At our Men’s Prayer Breakfast yesterday, during the prayer time when we were voicing our prayer intentions, a man prayed for his daughter who has cancer.
Recently, I sent my daughter some information on the priest who baptized her: Fr John Petrasko. At the time of her baptism on July 17, 1988, Fr Petrasko was the Chaplain at Misericordia University (known at that time as “College Misericordia”). Normally, she would have been baptized by the assistant pastor at Gate of Heaven Parish in Dallas. However, he was away that weekend, and Fr Petrasko was covering for him.
Two years after he baptized my daughter, Fr John Petrasko died of colon cancer at the young age of 36. He was in the hospital for several months leading up to his death. Though he and many others prayed for his healing, Fr Petrasko accepted his illness without bitterness or anger, but as part of God’s mysterious plan for his life. As he got closer to death, he was very frustrated by the fact that the pain medication caused him to be so woosy that he was unable to pray well.
At the post-baptism celebration, Fr Petrasko mentioned in conversation that, besides his work as a college chaplain and fill-in priest, he occasionally went to hear confessions and have Mass for the inmates at SCI-Retreat, the state prison along the Susquehanna River in Hunlock Creek.
I asked him if others were allowed to accompany him, and he responded that they were, but that they needed to be added to the visitors list prior to the visit. He told me the date of his next visit, and we made arrangements for me to go with him and Sr Julian Baird, who usually accompanied him.

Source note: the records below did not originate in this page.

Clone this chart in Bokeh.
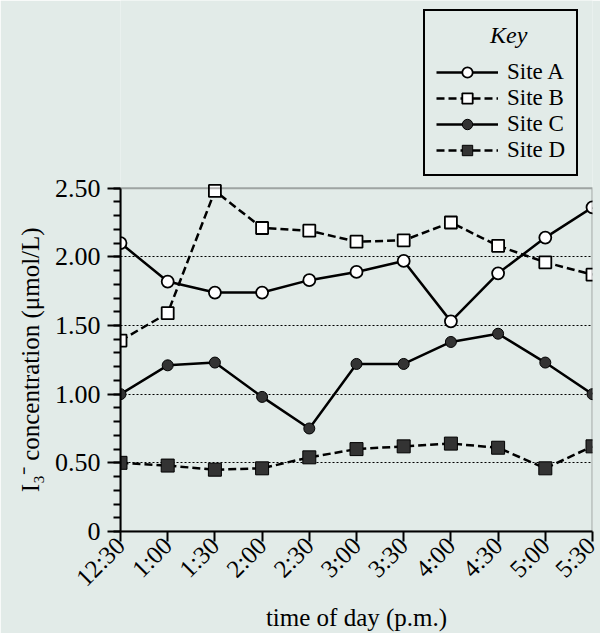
import numpy as np
from bokeh.plotting import figure
from bokeh.models import Range1d, FixedTicker, Legend, LegendItem, BoxAnnotation
from bokeh.embed import file_html
from bokeh.resources import INLINE

times = ["12:30", "1:00", "1:30", "2:00", "2:30", "3:00", "3:30", "4:00", "4:30", "5:00", "5:30"]
site_a = [2.10, 1.82, 1.74, 1.74, 1.83, 1.89, 1.97, 1.53, 1.88, 2.14, 2.36]
site_b = [1.39, 1.59, 2.48, 2.21, 2.19, 2.11, 2.12, 2.25, 2.08, 1.96, 1.87]
site_c = [1.00, 1.21, 1.23, 0.98, 0.75, 1.22, 1.22, 1.38, 1.44, 1.23, 1.00]
site_d = [0.50, 0.48, 0.45, 0.46, 0.54, 0.60, 0.62, 0.64, 0.61, 0.46, 0.62]
y_ticks = [0, 0.5, 1.0, 1.5, 2.0, 2.5]
y_tick_labels = ["0", "0.50", "1.00", "1.50", "2.00", "2.50"]

x = list(range(len(times)))
BG = "#e2ebe8"
FONT = "'Liberation Serif'"
DARK = "#333333"

# layout (pixels): plotting box from y=188 to y=532; the frame extends to the top
# of the canvas so that the key can sit above the plotting box.
H, BOX_TOP, BOX_BOTTOM = 633, 188, 532
y_max = y_ticks[-1]
y_top = y_max * BOX_BOTTOM / (BOX_BOTTOM - BOX_TOP)

p = figure(width=600, height=H, output_backend="svg", toolbar_location=None,
           x_range=Range1d(0, len(times) - 1), y_range=Range1d(0, y_top),
           min_border_left=120, min_border_top=0, min_border_bottom=H - BOX_BOTTOM,
           min_border_right=8)
p.background_fill_color = BG
p.border_fill_color = BG
p.outline_line_color = None

box = BoxAnnotation(left=0, right=len(times) - 1, bottom=0, top=y_max,
                    fill_alpha=0, line_color="black", line_width=2, level="overlay")
p.add_layout(box)

# axes
p.xaxis.ticker = FixedTicker(ticks=x)
p.xaxis.major_label_overrides = {i: t for i, t in enumerate(times)}
p.xaxis.major_label_orientation = np.pi / 4
p.yaxis.ticker = FixedTicker(ticks=y_ticks, minor_ticks=list(np.round(np.arange(0, 2.51, 0.1), 2)))
p.yaxis.major_label_overrides = {v: s for v, s in zip(y_ticks, y_tick_labels)}
p.yaxis.bounds = (0, y_max)
for ax in (p.xaxis, p.yaxis):
    ax.axis_line_width = 2
    ax.axis_line_color = "black"
    ax.major_tick_line_width = 2
    ax.major_tick_line_color = "black"
    ax.major_tick_in = 0
    ax.major_label_text_font = FONT
    ax.major_label_text_color = "black"
    ax.major_label_text_line_height = 1.0
    ax.axis_label_text_font = FONT
    ax.axis_label_text_font_size = "25px"
    ax.axis_label_text_font_style = "normal"
    ax.axis_label_text_color = "black"
    ax.axis_label_text_line_height = 0.75
p.xaxis.major_label_text_font_size = "25px"
p.yaxis.major_label_text_font_size = "26px"
p.xaxis.major_tick_out = 10
p.xaxis.major_label_standoff = 0
p.xaxis.minor_tick_line_color = None
p.yaxis.major_tick_out = 13
p.yaxis.major_label_standoff = 7
p.yaxis.minor_tick_out = 7
p.yaxis.minor_tick_in = 0
p.yaxis.minor_tick_line_width = 2
p.yaxis.minor_tick_line_color = "black"
p.xaxis.axis_label = "time of day (p.m.)"
# trailing em spaces centre the visible label on the plotting box (the frame is taller)
p.yaxis.axis_label = "I\u2083\u207b concentration (\u03bcmol/L)" + "\u2003" * 7 + "\u2002"
p.xaxis.axis_label_standoff = 0
p.yaxis.axis_label_standoff = 8

# grid
p.xgrid.grid_line_color = None
p.ygrid.ticker = FixedTicker(ticks=y_ticks[1:-1])
p.ygrid.grid_line_color = "black"
p.ygrid.grid_line_dash = "2 2"
p.ygrid.grid_line_width = 1.2

# series
la = p.line(x, site_a, line_color="black", line_width=2.5)
lb = p.line(x, site_b, line_color="black", line_width=2.5, line_dash="8 4")
lc = p.line(x, site_c, line_color="black", line_width=2.5)
ld = p.line(x, site_d, line_color="black", line_width=2.5, line_dash="8 4")
ma = p.scatter(x, site_a, marker="circle", size=12, fill_color="white", line_color="black", line_width=1.8)
mb = p.scatter(x, site_b, marker="square", size=12, fill_color="white", line_color="black", line_width=1.8)
mc = p.scatter(x, site_c, marker="circle", size=11, fill_color=DARK, line_color="black", line_width=1)
md = p.scatter(x, site_d, marker="square", size=13, fill_color=DARK, line_color="black", line_width=1)

legend = Legend(items=[
    LegendItem(label="Site A", renderers=[la, ma]),
    LegendItem(label="Site B", renderers=[lb, mb]),
    LegendItem(label="Site C", renderers=[lc, mc]),
    LegendItem(label="Site D", renderers=[ld, md]),
], location=(303, 355))
legend.title = "\u00a0" * 9 + "Key"
legend.title_text_font = FONT
legend.title_text_font_style = "italic"
legend.title_text_font_size = "24px"
legend.title_text_color = "black"
legend.title_standoff = 10
legend.label_text_font = FONT
legend.label_text_font_size = "23px"
legend.label_text_color = "black"
legend.label_standoff = 9
legend.glyph_width = 62
legend.glyph_height = 26
legend.spacing = 0
legend.padding = 11
legend.margin = 0
legend.border_line_color = "black"
legend.border_line_alpha = 1
legend.border_line_width = 2
legend.background_fill_color = BG
legend.background_fill_alpha = 1
p.add_layout(legend, "center")

open("out.html", "w").write(file_html(p, INLINE))
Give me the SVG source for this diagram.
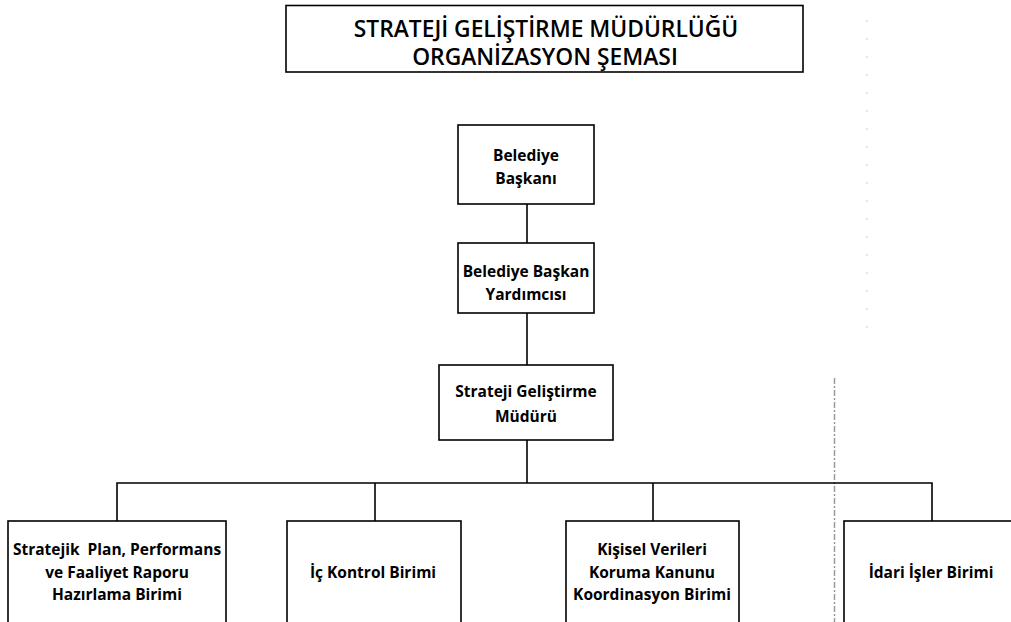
<svg xmlns="http://www.w3.org/2000/svg" width="1011" height="622" viewBox="0 0 1011 622">
<style>
.box{fill:#fff;stroke:#000;stroke-width:1.6}
.ln{fill:none;stroke:#000;stroke-width:1.6}
.t{font-family:"Open Sans","Noto Sans","Liberation Sans",sans-serif;font-weight:700;font-size:15.5px;fill:#000;text-anchor:middle}
.title{font-family:"Open Sans","Noto Sans","Liberation Sans",sans-serif;font-weight:600;font-size:22.8px;fill:#000;text-anchor:middle}
</style>
<rect width="1011" height="622" fill="#fff"/>
<g id="artifacts">
<line x1="834.5" y1="378" x2="834.5" y2="622" stroke="#999" stroke-width="1.5" stroke-dasharray="6 2 2 2"/>
<line x1="867" y1="20" x2="867" y2="340" stroke="#ccc" stroke-width="1" stroke-dasharray="2 16"/>
<path d="M583 621 L587 612 L591 621" fill="none" stroke="#000" stroke-width="1.5"/>
</g>
<g id="connectors">
<line class="ln" x1="527" y1="204" x2="527" y2="243"/>
<line class="ln" x1="527" y1="313" x2="527" y2="365"/>
<line class="ln" x1="527" y1="440" x2="527" y2="483"/>
<polyline class="ln" points="117,521 117,483 932,483 932,521"/>
<line class="ln" x1="375" y1="483" x2="375" y2="521"/>
<line class="ln" x1="653" y1="483" x2="653" y2="521"/>
</g>
<g id="title">
<rect class="box" x="286" y="5.5" width="517" height="66.5"/>
<text class="title" x="546" y="37">STRATEJİ GELİŞTİRME MÜDÜRLÜĞÜ</text>
<text class="title" x="545" y="65">ORGANİZASYON ŞEMASI</text>
</g>
<g id="baskan">
<rect class="box" x="458" y="125" width="136" height="79"/>
<text class="t" x="526" y="161">Belediye</text>
<text class="t" x="526" y="184">Başkanı</text>
</g>
<g id="yardimci">
<rect class="box" x="458" y="243" width="136" height="70"/>
<text class="t" x="526" y="277">Belediye Başkan</text>
<text class="t" x="526" y="300">Yardımcısı</text>
</g>
<g id="mudur">
<rect class="box" x="439" y="365" width="174" height="75"/>
<text class="t" x="526" y="397">Strateji Geliştirme</text>
<text class="t" x="526" y="422">Müdürü</text>
</g>
<g id="stratejik">
<rect class="box" x="8" y="521" width="218" height="110"/>
<text class="t" x="117" y="555" style="white-space:pre">Stratejik  Plan, Performans</text>
<text class="t" x="117" y="578">ve Faaliyet Raporu</text>
<text class="t" x="117" y="600">Hazırlama Birimi</text>
</g>
<g id="ickontrol">
<rect class="box" x="287" y="521" width="174" height="110"/>
<text class="t" x="373" y="578">İç Kontrol Birimi</text>
</g>
<g id="kisisel">
<rect class="box" x="566" y="521" width="173" height="110"/>
<text class="t" x="652" y="555">Kişisel Verileri</text>
<text class="t" x="652" y="578">Koruma Kanunu</text>
<text class="t" x="652" y="600">Koordinasyon Birimi</text>
</g>
<g id="idari">
<rect class="box" x="844" y="521" width="180" height="110"/>
<text class="t" x="931" y="578">İdari İşler Birimi</text>
</g>
</svg>
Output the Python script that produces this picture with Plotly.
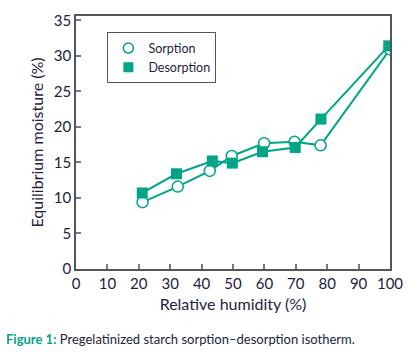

I made two or three prison visits with Fr Petrasko. Fr Petrasko was a truly holy priest, who definitely had a personal relationship with Jesus. He said Mass very reverently. I witnessed firsthand the compassion and charity with which he treated the inmates, and the effusive gratitude that they expressed to him. He also treated the prison guards with due respect, addressing each of them as “Officer.” The casual conversations we shared as we traveled to-and-from the prison also revealed his personal holiness and self-giving love. (Unfortunately, I don’t remember any of his homily at the Baptism Mass).
Because of his holiness, I’m guessing that Fr Petrasko is in heaven now. The 30th anniversary of his ordination was this month. Since his life on earth was so short, he probably wants to continue his priestly ministry from heaven. This makes him an appropriate intercessor, a saint who probably eagerly awaits our requests for his help. I suppose his intercession might be most efficacious for those who have cancer, like he did. (Also, for priests we know who need healing or help!)
So, as we pray for the daughter of that man at the Prayer Breakfast, don’t hesitate to enlist Fr Petrasko’s help from heaven.